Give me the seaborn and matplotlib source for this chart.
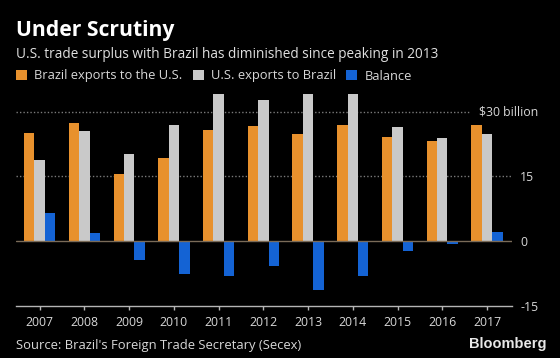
import pandas as pd
import seaborn as sns
import matplotlib.pyplot as plt
import matplotlib.transforms as mtransforms
from matplotlib.patches import Patch

# values in $ billion
years = ['2007', '2008', '2009', '2010', '2011', '2012', '2013', '2014', '2015', '2016', '2017']
brazil_exports = [25.1, 27.4, 15.6, 19.3, 25.8, 26.7, 24.9, 27.0, 24.1, 23.2, 26.9]
us_exports = [18.7, 25.6, 20.1, 27.0, 34.0, 32.7, 36.3, 35.0, 26.5, 23.9, 24.9]
balance = [6.4, 1.8, -4.4, -7.7, -8.2, -5.9, -11.4, -8.0, -2.4, -0.6, 2.0]

series = ['Brazil exports to the U.S.', 'U.S. exports to Brazil', 'Balance']
colors = ['#E8912D', '#C9C9C9', '#1463D4']
yticks = [-15, 0, 15, 30]

df = pd.DataFrame({'year': years, series[0]: brazil_exports,
                   series[1]: us_exports, series[2]: balance})
df = df.melt(id_vars='year', var_name='series', value_name='value')

sns.set_theme(style='ticks', rc={'figure.facecolor': 'black', 'axes.facecolor': 'black',
                                 'savefig.facecolor': 'black'})
plt.rcParams['font.family'] = ['Open Sans', 'DejaVu Sans']
txt = '#d8d8d8'

fig = plt.figure(figsize=(5.6, 3.58), dpi=100)
ax = fig.add_axes([16 / 560, 1 - 305.7 / 358, 496 / 560, 211.7 / 358])

sns.barplot(data=df, x='year', y='value', hue='series', hue_order=series,
            palette=colors, width=0.7, gap=0, saturation=1, legend=False,
            linewidth=0, ax=ax, zorder=3)

ax.set_ylim(-15, 34.1)
ax.set_xlim(-0.53, 10.56)
ax.set_xlabel('')
ax.set_ylabel('')

# grid and zero line
ax.axhline(15, color='#7a7a7a', lw=1, ls=(0, (1, 1.5)), zorder=1)
ax.axhline(30, xmax=(470 - 16) / 496, color='#7a7a7a', lw=1, ls=(0, (1, 1.5)), zorder=1)
ax.axhline(0, color='#7a6b58', lw=1, zorder=4)

for s in ['top', 'left', 'right']:
    ax.spines[s].set_visible(False)
ax.spines['bottom'].set_color('#b5b5b5')
ax.spines['bottom'].set_linewidth(1)

ax.yaxis.tick_right()
ax.set_yticks(yticks)
ax.set_yticklabels(['-15', '0', '15', ''])
ax.tick_params(axis='y', length=0, pad=6, labelsize=8.8, labelcolor=txt)
ax.tick_params(axis='x', length=3, width=1, color='#b5b5b5', pad=4.5,
               labelsize=8.8, labelcolor=txt)
lab_tr = mtransforms.blended_transform_factory(fig.transFigure, ax.transData)
ax.text(538 / 560, 30, '$30 billion', transform=lab_tr,
        ha='right', va='center', fontsize=8.8, color=txt)

fig.text(16 / 560, 1 - 36 / 358, 'Under Scrutiny', fontsize=15.2, fontweight='bold',
         color='white', ha='left', va='baseline')
fig.text(16 / 560, 1 - 58 / 358, 'U.S. trade surplus with Brazil has diminished since peaking in 2013',
         fontsize=9.8, color='#e0e0e0', ha='left', va='baseline')

handles = [Patch(facecolor=c, edgecolor='none') for c in colors]
fig.legend(handles, series, loc='center left', bbox_to_anchor=(16 / 560, 1 - 76 / 358),
           ncol=3, frameon=False, fontsize=9.3, labelcolor=txt,
           handlelength=0.85, handleheight=0.85, handletextpad=0.55,
           columnspacing=0.8, borderpad=0, borderaxespad=0)

fig.text(16 / 560, 1 - 349 / 358, "Source: Brazil's Foreign Trade Secretary (Secex)",
         fontsize=9.4, color=txt, ha='left', va='baseline')
fig.text(546 / 560, 1 - 348 / 358, 'Bloomberg', fontsize=10.5, fontweight='bold',
         family='Liberation Sans', color='#e8e8e8', ha='right', va='baseline')

fig.savefig('out.png', dpi=100)
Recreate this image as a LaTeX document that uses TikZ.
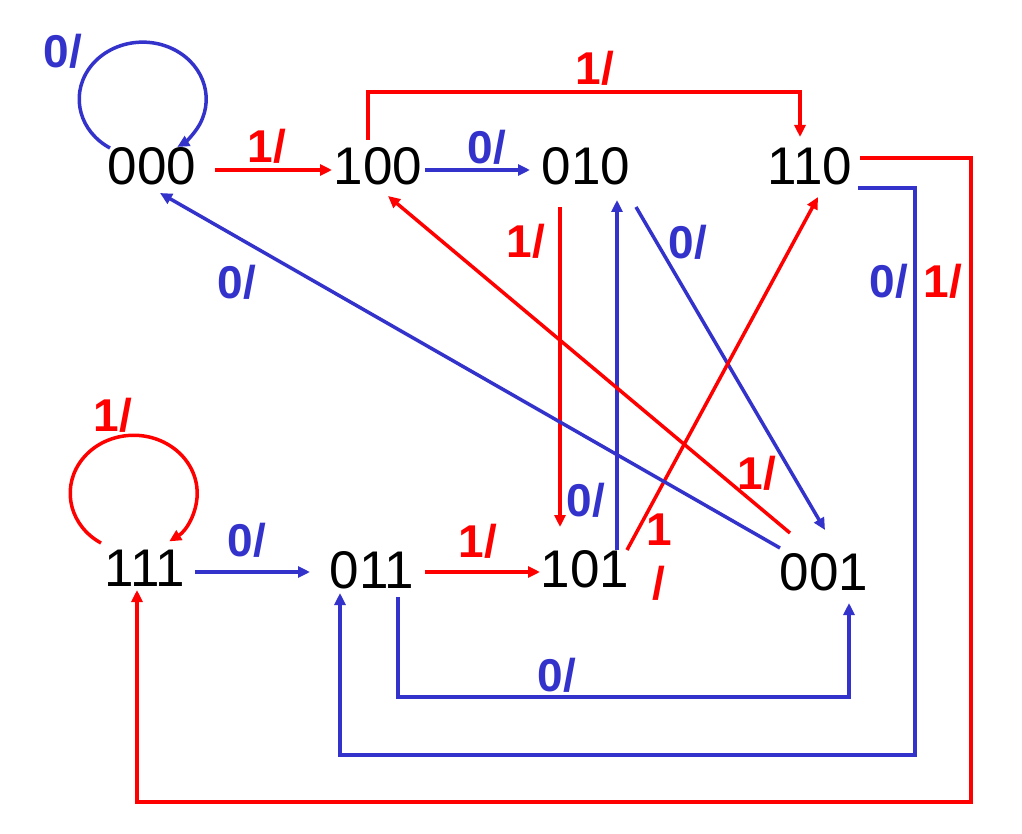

------------------------------------------------------------------------

_What is needed_. Write the lines above out again exactly, without any of their pictures.

_Output for this exercise_.
Give me the seaborn and matplotlib source for this chart.
import pandas as pd
import seaborn as sns
import matplotlib.pyplot as plt
import matplotlib.transforms as mtransforms
from matplotlib.patches import Patch

# values in $ billion
years = ['2007', '2008', '2009', '2010', '2011', '2012', '2013', '2014', '2015', '2016', '2017']
brazil_exports = [25.1, 27.4, 15.6, 19.3, 25.8, 26.7, 24.9, 27.0, 24.1, 23.2, 26.9]
us_exports = [18.7, 25.6, 20.1, 27.0, 34.0, 32.7, 36.3, 35.0, 26.5, 23.9, 24.9]
balance = [6.4, 1.8, -4.4, -7.7, -8.2, -5.9, -11.4, -8.0, -2.4, -0.6, 2.0]

series = ['Brazil exports to the U.S.', 'U.S. exports to Brazil', 'Balance']
colors = ['#E8912D', '#C9C9C9', '#1463D4']
yticks = [-15, 0, 15, 30]

df = pd.DataFrame({'year': years, series[0]: brazil_exports,
                   series[1]: us_exports, series[2]: balance})
df = df.melt(id_vars='year', var_name='series', value_name='value')

sns.set_theme(style='ticks', rc={'figure.facecolor': 'black', 'axes.facecolor': 'black',
                                 'savefig.facecolor': 'black'})
plt.rcParams['font.family'] = ['Open Sans', 'DejaVu Sans']
txt = '#d8d8d8'

fig = plt.figure(figsize=(5.6, 3.58), dpi=100)
ax = fig.add_axes([16 / 560, 1 - 305.7 / 358, 496 / 560, 211.7 / 358])

sns.barplot(data=df, x='year', y='value', hue='series', hue_order=series,
            palette=colors, width=0.7, gap=0, saturation=1, legend=False,
            linewidth=0, ax=ax, zorder=3)

ax.set_ylim(-15, 34.1)
ax.set_xlim(-0.53, 10.56)
ax.set_xlabel('')
ax.set_ylabel('')

# grid and zero line
ax.axhline(15, color='#7a7a7a', lw=1, ls=(0, (1, 1.5)), zorder=1)
ax.axhline(30, xmax=(470 - 16) / 496, color='#7a7a7a', lw=1, ls=(0, (1, 1.5)), zorder=1)
ax.axhline(0, color='#7a6b58', lw=1, zorder=4)

for s in ['top', 'left', 'right']:
    ax.spines[s].set_visible(False)
ax.spines['bottom'].set_color('#b5b5b5')
ax.spines['bottom'].set_linewidth(1)

ax.yaxis.tick_right()
ax.set_yticks(yticks)
ax.set_yticklabels(['-15', '0', '15', ''])
ax.tick_params(axis='y', length=0, pad=6, labelsize=8.8, labelcolor=txt)
ax.tick_params(axis='x', length=3, width=1, color='#b5b5b5', pad=4.5,
               labelsize=8.8, labelcolor=txt)
lab_tr = mtransforms.blended_transform_factory(fig.transFigure, ax.transData)
ax.text(538 / 560, 30, '$30 billion', transform=lab_tr,
        ha='right', va='center', fontsize=8.8, color=txt)

fig.text(16 / 560, 1 - 36 / 358, 'Under Scrutiny', fontsize=15.2, fontweight='bold',
         color='white', ha='left', va='baseline')
fig.text(16 / 560, 1 - 58 / 358, 'U.S. trade surplus with Brazil has diminished since peaking in 2013',
         fontsize=9.8, color='#e0e0e0', ha='left', va='baseline')

handles = [Patch(facecolor=c, edgecolor='none') for c in colors]
fig.legend(handles, series, loc='center left', bbox_to_anchor=(16 / 560, 1 - 76 / 358),
           ncol=3, frameon=False, fontsize=9.3, labelcolor=txt,
           handlelength=0.85, handleheight=0.85, handletextpad=0.55,
           columnspacing=0.8, borderpad=0, borderaxespad=0)

fig.text(16 / 560, 1 - 349 / 358, "Source: Brazil's Foreign Trade Secretary (Secex)",
         fontsize=9.4, color=txt, ha='left', va='baseline')
fig.text(546 / 560, 1 - 348 / 358, 'Bloomberg', fontsize=10.5, fontweight='bold',
         family='Liberation Sans', color='#e8e8e8', ha='right', va='baseline')

fig.savefig('out.png', dpi=100)
Recreate this image as a LaTeX document that uses TikZ.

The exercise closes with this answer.